* Start Recorded data *

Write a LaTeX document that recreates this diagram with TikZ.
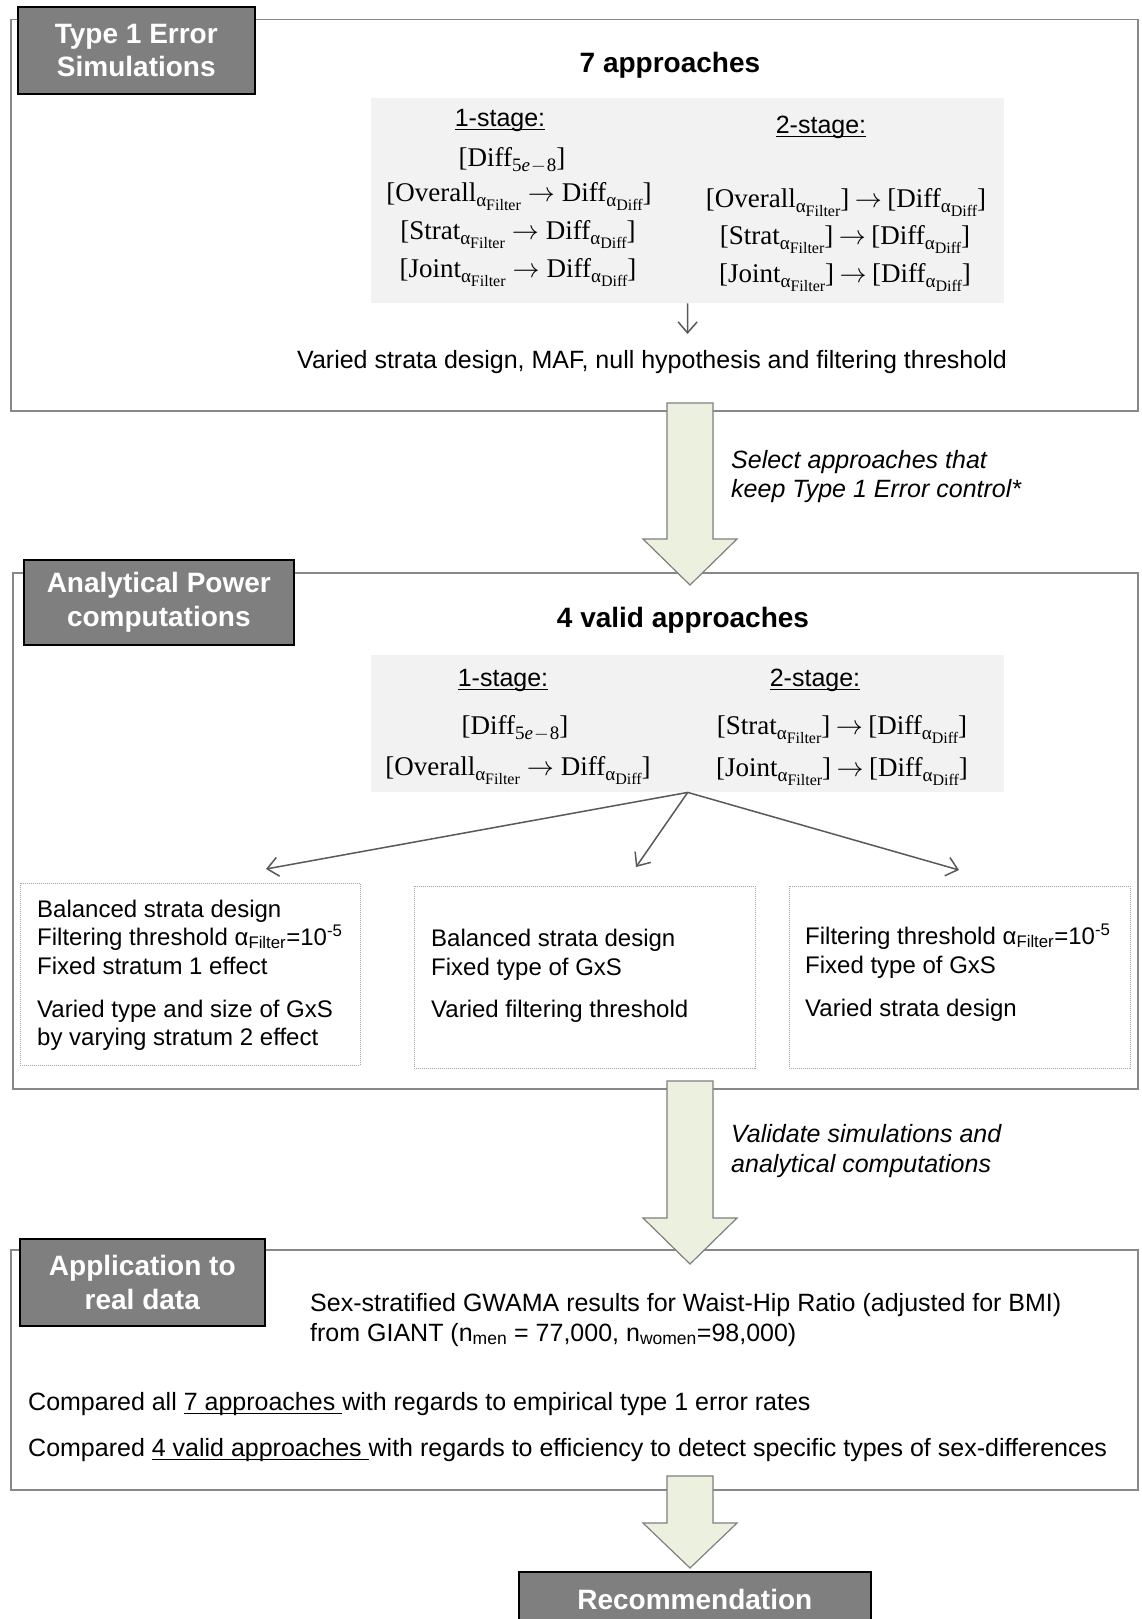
\RequirePackage{fix-cm}
\documentclass[tikz,border=0pt]{standalone}
\usepackage[no-math]{fontspec}
\setmainfont{Liberation Sans}
\newfontfamily\mserif{Liberation Serif}
\usetikzlibrary{arrows.meta}

\definecolor{tagfill}{HTML}{7F7F7F}
\definecolor{boxline}{HTML}{888888}
\definecolor{panelfill}{HTML}{F2F2F2}
\definecolor{arrowfill}{HTML}{EBF1DE}
\definecolor{arrowline}{HTML}{7F7F7F}
\definecolor{connc}{HTML}{595959}
\definecolor{dotline}{HTML}{A6A6A6}

\newsavebox{\ulbox}
\newcommand{\myul}[1]{\leavevmode\sbox{\ulbox}{#1}\rlap{\rule[-4pt]{\wd\ulbox}{1.3pt}}\usebox{\ulbox}}

\newcommand{\tagfont}{\fontsize{28}{33.5}\selectfont\bfseries}
\newcommand{\headfont}{\fontsize{28}{33}\selectfont\bfseries}
\newcommand{\bodyfont}{\fontsize{25}{30}\selectfont}
\newcommand{\boxfont}{\fontsize{24}{28}\selectfont}
\newcommand{\italfont}{\fontsize{25}{30}\selectfont\itshape}
\newcommand{\mathfont}{\fontsize{27}{31}\selectfont\mserif}

% subscript alpha with a second-level subscript
\newcommand{\aS}[1]{\raisebox{-5pt}{\fontsize{19}{19}\selectfont α\raisebox{-4.5pt}{\fontsize{16}{16}\selectfont #1}}}
\newcommand{\arr}[1]{\hspace{#1}$\rightarrow$\hspace{#1}}
\newcommand{\oneA}[1]{[#1\aS{Filter}\arr{7pt}Diff\aS{Diff}]}
\newcommand{\twoA}[1]{[#1\aS{Filter}]\arr{5.5pt}[Diff\aS{Diff}]}
\newcommand{\dfive}{[Diff\raisebox{-5pt}{\fontsize{19}{19}\selectfont 5\textit{e}\kern1pt$-$\kern1pt8}]}

\begin{document}
\begin{tikzpicture}[x=1pt,y=-1pt,
  tag/.style={draw=black, line width=1.6pt, fill=tagfill, text=white, font=\tagfont, align=center, inner sep=0pt, anchor=north west},
  outerbox/.style={draw=boxline, line width=1.5pt, inner sep=0pt, anchor=north west},
  panel/.style={fill=panelfill, inner sep=0pt, anchor=north west},
  dotbox/.style={draw=dotline, line width=0.8pt, dash pattern=on 1pt off 1pt, inner sep=0pt, anchor=north west},
  conn/.style={draw=connc, line width=1.5pt, -{Straight Barb[length=11pt,width=19pt]}},
  bigarrow/.style={draw=arrowline, fill=arrowfill, line width=1.2pt, line join=miter},
  body/.style={font=\bodyfont, inner sep=0pt},
  boxtxt/.style={font=\boxfont, inner sep=0pt, anchor=base west},
  mtxt/.style={font=\mathfont, inner sep=0pt, anchor=base},
  headtxt/.style={font=\headfont, inner sep=0pt, anchor=base},
  ital/.style={font=\italfont, inner sep=0pt, anchor=base west}
]
\fill[white] (0,0) rectangle (1142,1619);
\clip (0,0) rectangle (1142,1619);

% ---------- Section 1
\node[outerbox, minimum width=1127pt, minimum height=391pt] (box1) at (10,19) {};
\node[tag, minimum width=237pt, minimum height=87pt] (tag1) at (17,6) {Type 1 Error\\Simulations};
\node[headtxt] (t1) at (670,72.5) {7 approaches};
\node[panel, minimum width=633pt, minimum height=205pt] (panel1) at (371,98) {};
\node[body, anchor=base] (s1a) at (500,126) {\myul{1-stage:}};
\node[body, anchor=base] (s1b) at (821,133) {\myul{2-stage:}};
\node[mtxt] (m11) at (512,166) {\dfive};
\node[mtxt] (m12) at (519,201) {\oneA{Overall}};
\node[mtxt] (m13) at (518,239) {\oneA{Strat}};
\node[mtxt] (m14) at (518,277) {\oneA{Joint}};
\node[mtxt] (m21) at (846,207) {\twoA{Overall}};
\node[mtxt] (m22) at (845,244) {\twoA{Strat}};
\node[mtxt] (m23) at (845,282) {\twoA{Joint}};
\node[body, anchor=base west] (vary1) at (297,368) {Varied strata design, MAF, null hypothesis and filtering threshold};
\coordinate (v1) at (687.5,334);
\draw[conn] (panel1.south) -- (v1);

% ---------- Section 2
\node[outerbox, minimum width=1125pt, minimum height=516pt] (box2) at (12,572) {};
\node[tag, minimum width=270pt, minimum height=85pt] (tag2) at (23,559) {Analytical Power\\computations};
\node[headtxt] (t2) at (683,627) {4 valid approaches};
\node[panel, minimum width=633pt, minimum height=137pt] (panel2) at (371,655) {};
\node[body, anchor=base] (s2a) at (503,686) {\myul{1-stage:}};
\node[body, anchor=base] (s2b) at (815,686) {\myul{2-stage:}};
\node[mtxt] (p11) at (515,734) {\dfive};
\node[mtxt] (p12) at (518,775) {\oneA{Overall}};
\node[mtxt] (p21) at (842,734) {\twoA{Strat}};
\node[mtxt] (p22) at (842,776) {\twoA{Joint}};

\node[dotbox, minimum width=340pt, minimum height=182pt] (ba) at (20,883) {};
\node[dotbox, minimum width=341pt, minimum height=182pt] (bb) at (414,886) {};
\node[dotbox, minimum width=341pt, minimum height=182pt] (bc) at (789,886) {};

\node[boxtxt] (a1) at (37,917) {Balanced strata design};
\node[boxtxt] (a2) at (37,945) {Filtering threshold α\textsubscript{Filter}=10\textsuperscript{-5}};
\node[boxtxt] (a3) at (37,974) {Fixed stratum 1 effect};
\node[boxtxt] (a4) at (37,1017) {Varied type and size of GxS};
\node[boxtxt] (a5) at (37,1045) {by varying stratum 2 effect};

\node[boxtxt] (b1) at (431,946) {Balanced strata design};
\node[boxtxt] (b2) at (431,975) {Fixed type of GxS};
\node[boxtxt] (b3) at (431,1017) {Varied filtering threshold};

\node[boxtxt] (c1) at (805,944) {Filtering threshold α\textsubscript{Filter}=10\textsuperscript{-5}};
\node[boxtxt] (c2) at (805,973) {Fixed type of GxS};
\node[boxtxt] (c3) at (805,1016) {Varied strata design};

\coordinate (ea) at (266,869);
\coordinate (eb) at (636,867);
\coordinate (ec) at (959,870);
\draw[conn] (panel2.south) -- (ea);
\draw[conn] (panel2.south) -- (eb);
\draw[conn] (panel2.south) -- (ec);

% ---------- Section 3
\node[outerbox, minimum width=1127pt, minimum height=240pt] (box3) at (10,1249) {};
\node[tag, minimum width=245pt, minimum height=87pt] (tag3) at (19,1238) {Application to\\real data};
\node[body, anchor=base west] (g1) at (310,1311) {Sex-stratified GWAMA results for Waist-Hip Ratio (adjusted for BMI)};
\node[body, anchor=base west] (g2) at (310,1341) {from GIANT (n\textsubscript{men} = 77,000, n\textsubscript{women}=98,000)};
\node[body, anchor=base west] (r1) at (28,1410) {Compared all \myul{7 approaches }with regards to empirical type 1 error rates};
\node[body, anchor=base west] (r2) at (28,1456) {Compared \myul{4 valid approaches }with regards to efficiency to detect specific types of sex-differences};

\node[tag, minimum width=352pt, minimum height=56pt] (rec) at (518,1571) {Recommendation};

% ---------- Block arrows between the stages
\draw[bigarrow] (667,403) -- (713,403) -- (713,539) -- (737,539) -- (690,585) -- (643,539) -- (667,539) -- cycle;
\draw[bigarrow] (667,1081) -- (713,1081) -- (713,1218) -- (737,1218) -- (690,1264) -- (643,1218) -- (667,1218) -- cycle;
\draw[bigarrow] (667,1476) -- (713,1476) -- (713,1523) -- (737,1523) -- (690,1568) -- (643,1523) -- (667,1523) -- cycle;

\node[ital] (l1) at (731,468) {Select approaches that};
\node[ital] (l2) at (731,497) {keep Type 1 Error control*};
\node[ital] (l3) at (731,1142) {Validate simulations and};
\node[ital] (l4) at (731,1172) {analytical computations};
\end{tikzpicture}
\end{document}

* End Recorded data *

Copy out each line of the data containing the string "that".

Write a LaTeX document that recreates this diagram with TikZ.
\node[ital] (l1) at (731,468) {Select approaches that};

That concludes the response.